In the closing scenes, we see a sad-looking Ellen finding in one of her volumes of Dickens a lock of her dead son’s hair, then on one of her walks by the sea. She turns up through the dunes, heading not for home but for the church. She finds it locked, but then hears the old priest address her by the maiden name which she has kept secret: “Ellen Turner.” As I watched this scene, I thought of Jesus addressing Mary Magdalene by name in the garden on Easter morning.
He had guessed early on that she must be the young woman who had been involved with Dickens. They talk for a time in the churchyard. Then she returns home to her husband. He has been worried at her prolonged absence, because the school play which she has directed, and in which their young son has a part, is about to be performed and her place is to be in the front row. We see her embrace him and tell him all is well. Then she sits beside him, taking his hand in hers and smiles, at peace now with him and with herself.
Like the tax-collector in the parable, she had gone up to the temple of pray. Through the gentle but wise old priest, she had been able to say her own, “God, be merciful to me a sinner.” And so, she had been able to return to her home and family justified.
Each day in this church, a priest sits at the confessional; there for the tax-collectors and the Ellens who come from their long walks along the beach, their inner struggles, their desolate valleys, their wrestling with conscience; their despair at the sheer mess they have made of life.

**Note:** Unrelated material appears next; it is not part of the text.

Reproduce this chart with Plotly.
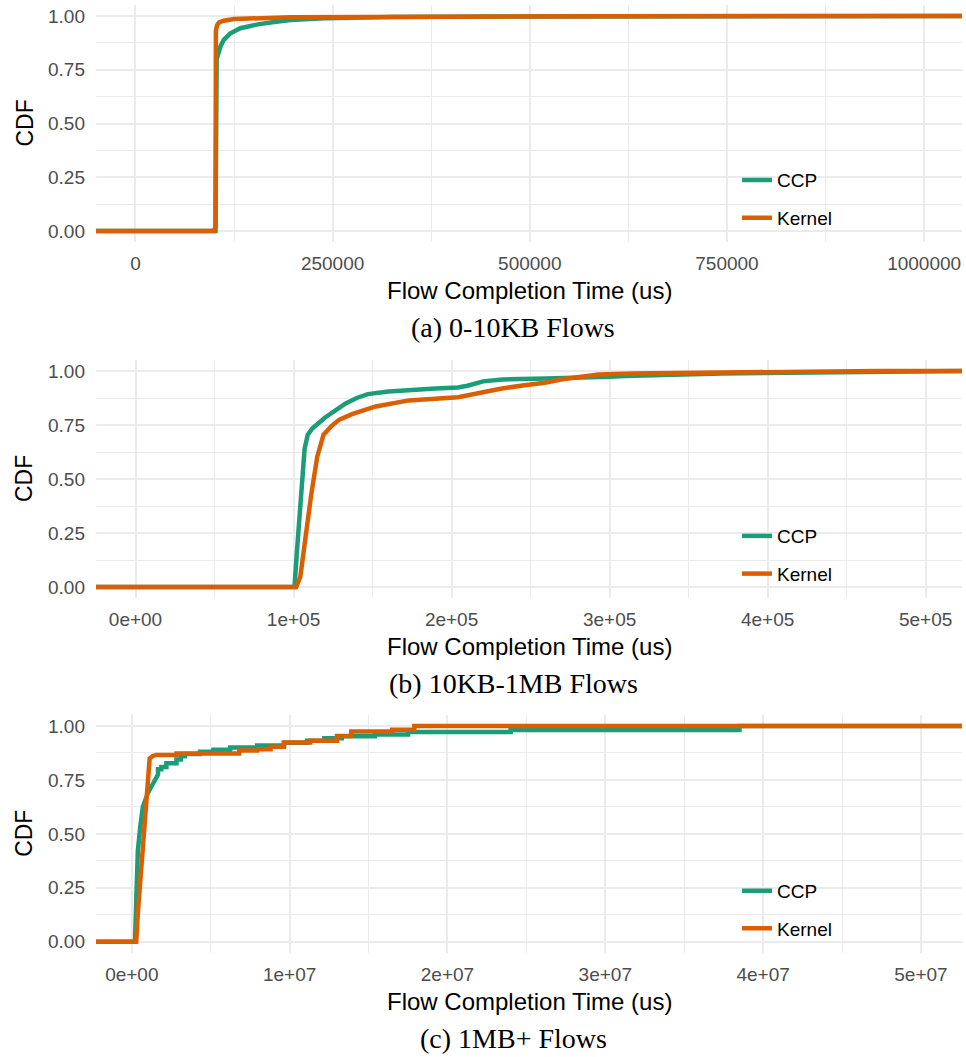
import plotly.graph_objects as go

# ---- data: empirical CDFs of flow completion time (us) ----
# (a) 0-10KB flows
a_ccp_x = [101500, 103000, 106000, 108000, 112000, 120000, 133000, 155000, 176000,
           197000, 240000, 325000, 500000, 800000, 1000000]
a_ccp_y = [0.0, 0.80, 0.845, 0.86, 0.889, 0.918, 0.943, 0.961, 0.972,
           0.981, 0.989, 0.995, 0.998, 0.999, 1.0]
a_ker_x = [99500, 101500, 102000, 103500, 106000, 112000, 125000, 197000, 324000,
           600000, 1000000]
a_ker_y = [0.0, 0.02, 0.93, 0.957, 0.97, 0.978, 0.986, 0.994, 0.997, 0.999, 1.0]

# (b) 10KB-1MB flows
b_ccp_x = [100600, 102000, 103500, 105000, 107000, 109000, 112000, 120000, 127000,
           133000, 140000, 147000, 160000, 176000, 190000, 204000, 210000, 220000,
           232000, 260000, 287000, 300000, 310000, 343000, 371000, 412000, 468000, 500000]
b_ccp_y = [0.0, 0.15, 0.32, 0.48, 0.64, 0.705, 0.735, 0.785, 0.82,
           0.85, 0.875, 0.893, 0.905, 0.914, 0.919, 0.924, 0.932, 0.952,
           0.961, 0.965, 0.968, 0.973, 0.977, 0.984, 0.988, 0.992, 0.997, 1.0]
b_ker_x = [101700, 104300, 107500, 111000, 115000, 119000, 124000, 129000, 137000,
           148000, 152000, 173000, 190000, 204000, 212000, 218000, 231000, 245000,
           259000, 270000, 282000, 293000, 315000, 371000, 426000, 470000]
b_ker_y = [0.0, 0.048, 0.233, 0.418, 0.603, 0.705, 0.745, 0.775, 0.80,
           0.825, 0.836, 0.864, 0.873, 0.879, 0.89, 0.90, 0.918, 0.933,
           0.946, 0.962, 0.975, 0.984, 0.989, 0.994, 0.997, 1.0]

# (c) 1MB+ flows: path vertices, steps written as repeated x
c_ccp_x = [2.0e5, 2.8e5, 3.8e5, 5.3e5, 7.0e5, 1.02e6, 1.34e6, 1.5e6, 1.66e6,
           1.66e6, 1.87e6, 1.87e6, 2.19e6, 2.19e6, 2.83e6, 2.83e6, 3.1e6, 3.1e6,
           3.36e6, 3.36e6, 4.32e6, 4.32e6, 5.17e6, 5.17e6, 6.23e6, 6.23e6,
           7.94e6, 7.94e6, 9.64e6, 9.64e6, 1.11e7, 1.11e7, 1.22e7, 1.22e7,
           1.33e7, 1.33e7, 1.54e7, 1.54e7, 1.75e7, 1.75e7, 2.4e7, 2.4e7,
           3.85e7, 3.85e7]
c_ccp_y = [0.0, 0.19, 0.42, 0.53, 0.625, 0.69, 0.735, 0.755, 0.775,
           0.80, 0.80, 0.81, 0.81, 0.827, 0.827, 0.845, 0.845, 0.86,
           0.86, 0.87, 0.87, 0.88, 0.88, 0.89, 0.89, 0.90,
           0.90, 0.91, 0.91, 0.922, 0.922, 0.932, 0.932, 0.943,
           0.943, 0.953, 0.953, 0.961, 0.961, 0.972, 0.972, 0.981,
           0.981, 1.0]
c_ker_x = [2.8e5, 3.8e5, 5.5e5, 7.0e5, 8.4e5, 9.8e5, 1.13e6, 1.34e6, 1.55e6,
           2.83e6, 2.83e6, 6.8e6, 6.8e6, 7.94e6, 7.94e6, 8.79e6, 8.79e6,
           9.64e6, 9.64e6, 1.13e7, 1.13e7, 1.30e7, 1.30e7, 1.39e7, 1.39e7,
           1.65e7, 1.65e7, 1.79e7, 1.79e7]
c_ker_y = [0.0, 0.13, 0.30, 0.425, 0.58, 0.72, 0.85, 0.861, 0.866,
           0.866, 0.873, 0.873, 0.886, 0.886, 0.892, 0.892, 0.904,
           0.904, 0.923, 0.923, 0.932, 0.932, 0.954, 0.954, 0.974,
           0.974, 0.982, 0.982, 1.0]

series_names = ["CCP", "Kernel"]
series_colors = ["#1B9E77", "#D95F02"]

y_ticks = [0, 0.25, 0.5, 0.75, 1.0]
y_ticktext = ["0.00", "0.25", "0.50", "0.75", "1.00"]

a_ticks = [0, 250000, 500000, 750000, 1000000]
a_ticktext = ["0", "250000", "500000", "750000", "1000000"]
b_ticks = [0, 1e5, 2e5, 3e5, 4e5, 5e5]
b_ticktext = ["0e+00", "1e+05", "2e+05", "3e+05", "4e+05", "5e+05"]
c_ticks = [0, 1e7, 2e7, 3e7, 4e7, 5e7]
c_ticktext = ["0e+00", "1e+07", "2e+07", "3e+07", "4e+07", "5e+07"]

captions = ["(a) 0-10KB Flows", "(b) 10KB-1MB Flows", "(c) 1MB+ Flows"]

# ---- layout geometry ----
W, H = 966, 1057
PLOT_L, PLOT_R = 96, 962
panels = [
    dict(top=5.25, bottom=241.75, xr=[-50000, 1048000], ticks=a_ticks, text=a_ticktext,
         minor=125000, data=[(a_ccp_x, a_ccp_y), (a_ker_x, a_ker_y)]),
    dict(top=360.2, bottom=597.8, xr=[-25000, 523000], ticks=b_ticks, text=b_ticktext,
         minor=50000, data=[(b_ccp_x, b_ccp_y), (b_ker_x, b_ker_y)]),
    dict(top=715.2, bottom=952.5, xr=[-2.27e6, 5.26e7], ticks=c_ticks, text=c_ticktext,
         minor=5e6, data=[(c_ccp_x, c_ccp_y), (c_ker_x, c_ker_y)]),
]

SANS = "Liberation Sans"
SERIF = "Liberation Serif"
GRID = "#EBEBEB"
TICKCOL = "#4D4D4D"

fig = go.Figure()
annotations = []
layout = dict(width=W, height=H, margin=dict(l=0, r=0, t=0, b=0),
              paper_bgcolor="white", plot_bgcolor="white", showlegend=True)

for i, p in enumerate(panels):
    n = "" if i == 0 else str(i + 1)
    xa, ya = "x" + n, "y" + n
    lg = "legend" + n
    x0, x1 = p["xr"]
    for (xs, ys), name, col in zip(p["data"], series_names, series_colors):
        # ECDF padded out to both panel edges
        xx = [x0] + list(xs) + [x1]
        yy = [0.0] + list(ys) + [1.0]
        fig.add_trace(go.Scatter(
            x=xx, y=yy, mode="lines", name=name, xaxis=xa, yaxis=ya,
            line=dict(color=col, width=4.5),
            legend=lg, legendgroup=f"{i}-{name}", showlegend=True,
            hoverinfo="skip"))

    dom_y = [1 - p["bottom"] / H, 1 - p["top"] / H]
    layout["xaxis" + n] = dict(
        domain=[PLOT_L / W, PLOT_R / W], range=p["xr"], anchor=ya,
        tickvals=p["ticks"], ticktext=p["text"], showgrid=True, gridcolor=GRID,
        gridwidth=1.8, zeroline=False, showline=False, ticks="",
        ticklabelstandoff=8,
        tickfont=dict(family=SANS, size=19, color=TICKCOL),
        minor=dict(dtick=p["minor"], tick0=0, showgrid=True, gridcolor=GRID, gridwidth=1))
    layout["yaxis" + n] = dict(
        domain=dom_y, range=[-0.05, 1.05], anchor=xa,
        tickvals=y_ticks, ticktext=y_ticktext, showgrid=True, gridcolor=GRID,
        gridwidth=1.8, zeroline=False, showline=False, ticks="",
        ticklabelstandoff=10,
        tickfont=dict(family=SANS, size=19, color=TICKCOL),
        minor=dict(dtick=0.125, tick0=0, showgrid=True, gridcolor=GRID, gridwidth=1))

    zero_px = p["bottom"] - (p["bottom"] - p["top"]) * 0.05 / 1.1
    one_px = p["top"] + (p["bottom"] - p["top"]) * 0.05 / 1.1
    leg_mid = zero_px - (zero_px - one_px) * 0.185 + 8

    layout[lg] = dict(
        x=737 / W, xanchor="left", y=1 - leg_mid / H, yanchor="middle",
        bgcolor="rgba(0,0,0,0)", font=dict(family=SANS, size=19, color="black"),
        tracegroupgap=10, traceorder="grouped", itemwidth=30)

    mid_y = (p["top"] + p["bottom"]) / 2
    annotations.append(dict(
        text="Flow Completion Time (us)", x=(PLOT_L + PLOT_R) / 2 / W,
        y=1 - (p["bottom"] + 49) / H, xref="paper", yref="paper",
        xanchor="center", yanchor="middle", showarrow=False,
        font=dict(family=SANS, size=24, color="black")))
    annotations.append(dict(
        text="CDF", x=24 / W, y=1 - mid_y / H, xref="paper", yref="paper",
        xanchor="center", yanchor="middle", textangle=-90, showarrow=False,
        font=dict(family=SANS, size=23, color="black")))
    annotations.append(dict(
        text=captions[i], x=513 / W, y=1 - (p["bottom"] + 86) / H,
        xref="paper", yref="paper", xanchor="center", yanchor="middle",
        showarrow=False, font=dict(family=SERIF, size=28, color="black")))

layout["annotations"] = annotations
fig.update_layout(**layout)
fig.write_html("out.html")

Here they find not judgement but mercy and comfort and counsel; and, through the sacrament of forgiveness, reconciliation and peace. They find the one who is, as the hymn-writer says, “of sin the double cure.” That is the one who both wipes the past away in absolution, “Go in peace, your sins are forgiven you,” and who gives grace and strength and hope for the future. “Neither do I condemn you. Go and sin no more,” Jesus says to the woman taken in adultery. “Go in peace. The Lord has put away your sins,” says the priest in the confessional, “and pray for me a sinner too.”
This ministry is and must be guarded by the secrecy of the seal of the confessional. It is not something we record in the annual statistics we collect for the Diocese.

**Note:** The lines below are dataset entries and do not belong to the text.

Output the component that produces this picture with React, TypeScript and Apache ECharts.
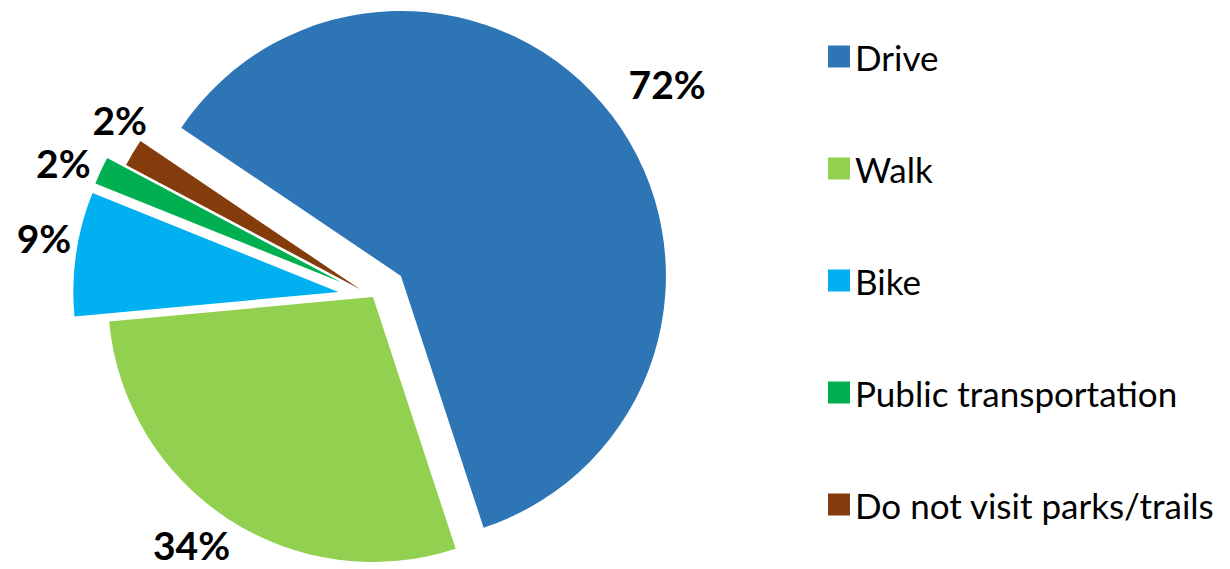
import React, { useEffect, useRef } from "react";
import * as echarts from "echarts";

// Categories (legend order, clockwise slice order)
const categories = ["Drive", "Walk", "Bike", "Public transportation", "Do not visit parks/trails"];
// Survey percentages (slice sizes and labels)
const percentValues = [72, 34, 9, 2, 2];
const colors = ["#2E75B6", "#92D050", "#00B0F0", "#00B050", "#843C0C"];
// Which slices are pulled out: 0 = not, 1 = far, 2 = near
const explodeGroup = [1, 0, 1, 1, 2];
// label line lengths (hidden lines) used to place the outside labels
const labelLen1 = [53, 32, 108, 18, 64];
const labelLen2 = [-31, -25, -107, -11, -74];

const FONT = "Lato, 'Open Sans', sans-serif";

export default function App() {
  const ref = useRef<HTMLDivElement>(null);
  useEffect(() => {
    if (!ref.current) return;
    const chart = echarts.init(ref.current, undefined, { renderer: "svg" });

    const makeSeries = (group: number, offset: number, showWalk: boolean) => ({
      type: "pie",
      name: "g" + group,
      center: [373, 297],
      radius: 265,
      startAngle: 146,
      clockwise: true,
      selectedMode: "multiple",
      selectedOffset: offset,
      avoidLabelOverlap: false,
      emphasis: { disabled: true },
      silent: true,
      z: group === 2 ? 3 : 2,
      data: categories.map((name, i) => {
        const visible = explodeGroup[i] === group || (showWalk && explodeGroup[i] === 0);
        return {
          name,
          value: percentValues[i],
          selected: visible && explodeGroup[i] === group && group !== 0,
          itemStyle: { color: visible ? colors[i] : "rgba(0,0,0,0)" },
          label: {
            show: visible,
            position: "outside",
            formatter: percentValues[i] + "%",
            color: "#000",
            fontFamily: FONT,
            fontWeight: "bold",
            fontSize: 39,
          },
          labelLine: { show: false, length: labelLen1[i], length2: labelLen2[i] },
        };
      }),
    });

    chart.setOption({
      animation: false,
      backgroundColor: "#ffffff",
      legend: {
        orient: "vertical",
        left: 823,
        top: 34,
        icon: "rect",
        itemWidth: 22,
        itemHeight: 22,
        itemGap: 77,
        selectedMode: false,
        textStyle: { fontFamily: FONT, fontSize: 35, color: "#000", lineHeight: 35 },
        data: categories.map((name, i) => ({ name, itemStyle: { color: colors[i] } })),
      },
      series: [makeSeries(1, 35, true), makeSeries(2, 15, false)],
    });
    return () => chart.dispose();
  }, []);
  return (
    <div
      ref={ref}
      style={{ position: "absolute", left: 0, top: 0, width: 1230, height: 569 }}
    />
  );
}
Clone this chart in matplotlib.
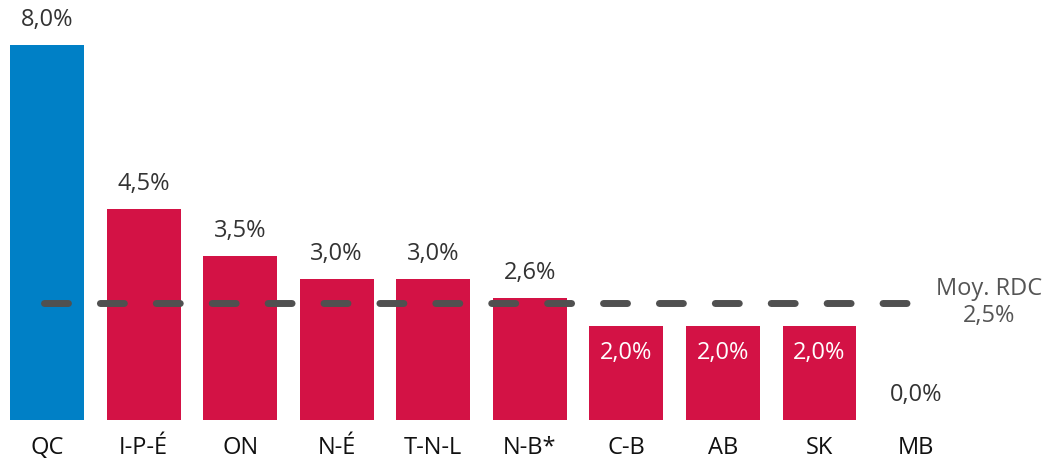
import numpy as np
import matplotlib
matplotlib.use("Agg")
import matplotlib.pyplot as plt

provinces = ["QC", "I-P-É", "ON", "N-É", "T-N-L", "N-B*", "C-B", "AB", "SK", "MB"]
values = [8.0, 4.5, 3.5, 3.0, 3.0, 2.6, 2.0, 2.0, 2.0, 0.0]
labels = ["8,0%", "4,5%", "3,5%", "3,0%", "3,0%", "2,6%", "2,0%", "2,0%", "2,0%", "0,0%"]
inside = [False, False, False, False, False, False, True, True, True, False]
avg_value = 2.5
avg_label = "2,5%"

blue = "#0080c6"
red = "#d31245"

plt.rcParams['font.family'] = ['Open Sans', 'DejaVu Sans']

fig = plt.figure(figsize=(10.45, 4.59), dpi=100)
ax = fig.add_axes([0, 0, 1, 1])

x = np.arange(len(provinces))
colors = [blue] + [red] * (len(provinces) - 1)
ax.bar(x, values, width=0.765, color=colors)

for i in range(len(x)):
    if inside[i]:
        ax.annotate(labels[i], (x[i], values[i]), xytext=(0, -19), textcoords="offset points",
                    ha="center", va="center", fontsize=17, color="white")
    else:
        ax.annotate(labels[i], (x[i], values[i]), xytext=(0, 18), textcoords="offset points",
                    ha="center", va="center", fontsize=17, color="#333333")
    ax.annotate(provinces[i], (x[i], 0), xytext=(0, -20), textcoords="offset points",
                ha="center", va="center", fontsize=17, color="#111111", fontweight="medium")

# moyenne nationale
ax.plot([x[0] - 0.03, x[-1] + 0.0], [avg_value, avg_value], color="#505050", lw=5,
        dashes=(3.45, 4.6), dash_capstyle="round")
ax.text(9.76, avg_value + 0.30, "Moy. RDC", ha="center", va="center", fontsize=17, color="#555555")
ax.text(9.76, avg_value - 0.28, avg_label, ha="center", va="center", fontsize=17,
        color="#555555")

ax.set_xlim(-0.487, 10.336)
ax.set_ylim(-0.832, 8.96)
ax.axis("off")

fig.savefig("out.png", dpi=100)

Sometimes, when you have sat there day after day and no one has come, you begin to wonder whether it is worthwhile. Ecclesiastical managers might tell us that the time could be used more productively and cost-effectively. But from time to time, we hear of the difference it has made.

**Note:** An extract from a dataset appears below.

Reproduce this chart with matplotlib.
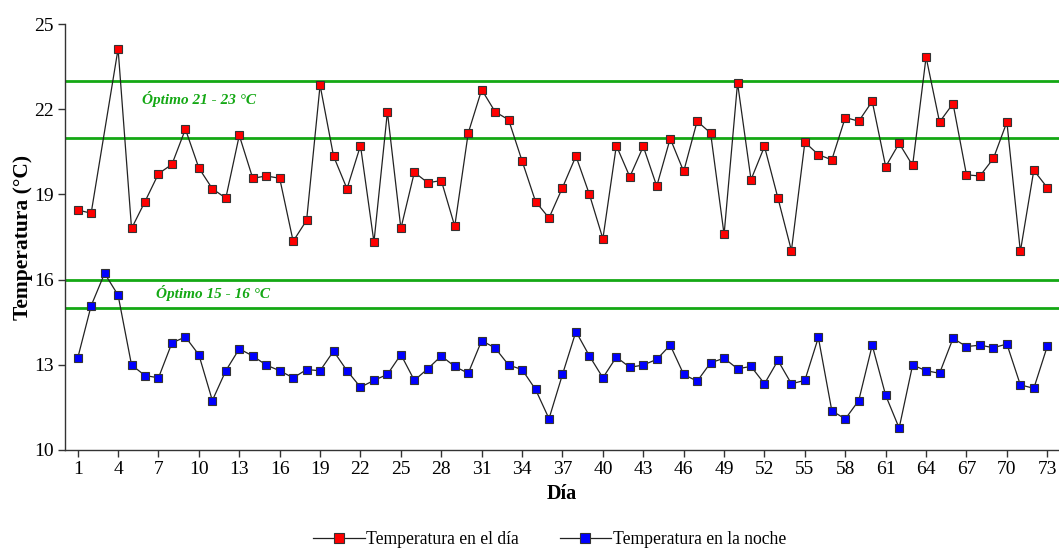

Something happens to remind us that it is worthwhile. Months ago someone telephoned to ask if I was going to be hearing confessions on a particular evening that week. When I told him that I was, he asked if he could speak to me before he made his confession. When the appointed time came, he said that he wanted me to know that he had made his confession to me five years earlier and that what I had said to him had saved both his marriage and his ministry. He had gone down to his home justified: both accounted as righteous by God and given grace that he might become righteous. May we all be so.